**What to work on:**
Transcribe the listing in full, excluding any pictures.

**Collected material:**
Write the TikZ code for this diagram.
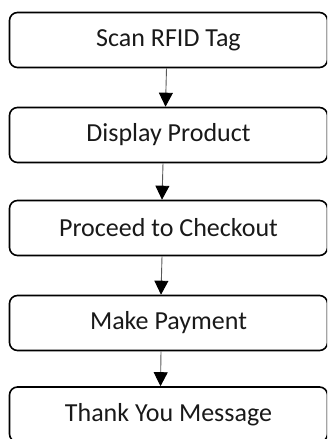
\documentclass[tikz,border=0pt]{standalone}
\usepackage{fontspec}
\setmainfont{Carlito}
\usetikzlibrary{arrows.meta}
\begin{document}
\begin{tikzpicture}[x=1pt,y=-1pt,
  stepbox/.style={draw=black, line width=1.6pt, rounded corners=8pt,
    minimum width=318pt, minimum height=55pt, inner sep=0pt,
    font=\fontsize{26}{30}\selectfont, text=black!90},
  flow/.style={draw=black!65, line width=0.9pt,
    -{Triangle[width=14pt,length=14pt,color=black,fill=black]}}]
\useasboundingbox (0,0) rectangle (327,439);
\clip (0,0) rectangle (327,439);
\node[stepbox] (s1) at (168.5,40) {Scan RFID Tag};
\node[stepbox] (s2) at (168.5,135) {Display Product};
\node[stepbox] (s3) at (168.5,228) {Proceed to Checkout};
\node[stepbox] (s4) at (168.5,323) {Make Payment};
\node[stepbox] (s5) at (168.5,414.5) {Thank You Message};
\draw[flow] ([xshift=-2pt]s1.south) -- ([xshift=-3pt]s2.north);
\draw[flow] ([xshift=-5.5pt]s2.south) -- ([xshift=-6.5pt]s3.north);
\draw[flow] ([xshift=-6.5pt]s3.south) -- ([xshift=-7.5pt]s4.north);
\draw[flow] ([xshift=-7.5pt]s4.south) -- ([xshift=-8pt]s5.north);
\end{tikzpicture}
\end{document}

**Output for this task:**
Write the TikZ code for this diagram.
\documentclass[tikz,border=0pt]{standalone}
\usepackage{fontspec}
\setmainfont{Carlito}
\usetikzlibrary{arrows.meta}
\begin{document}
\begin{tikzpicture}[x=1pt,y=-1pt,
  stepbox/.style={draw=black, line width=1.6pt, rounded corners=8pt,
    minimum width=318pt, minimum height=55pt, inner sep=0pt,
    font=\fontsize{26}{30}\selectfont, text=black!90},
  flow/.style={draw=black!65, line width=0.9pt,
    -{Triangle[width=14pt,length=14pt,color=black,fill=black]}}]
\useasboundingbox (0,0) rectangle (327,439);
\clip (0,0) rectangle (327,439);
\node[stepbox] (s1) at (168.5,40) {Scan RFID Tag};
\node[stepbox] (s2) at (168.5,135) {Display Product};
\node[stepbox] (s3) at (168.5,228) {Proceed to Checkout};
\node[stepbox] (s4) at (168.5,323) {Make Payment};
\node[stepbox] (s5) at (168.5,414.5) {Thank You Message};
\draw[flow] ([xshift=-2pt]s1.south) -- ([xshift=-3pt]s2.north);
\draw[flow] ([xshift=-5.5pt]s2.south) -- ([xshift=-6.5pt]s3.north);
\draw[flow] ([xshift=-6.5pt]s3.south) -- ([xshift=-7.5pt]s4.north);
\draw[flow] ([xshift=-7.5pt]s4.south) -- ([xshift=-8pt]s5.north);
\end{tikzpicture}
\end{document}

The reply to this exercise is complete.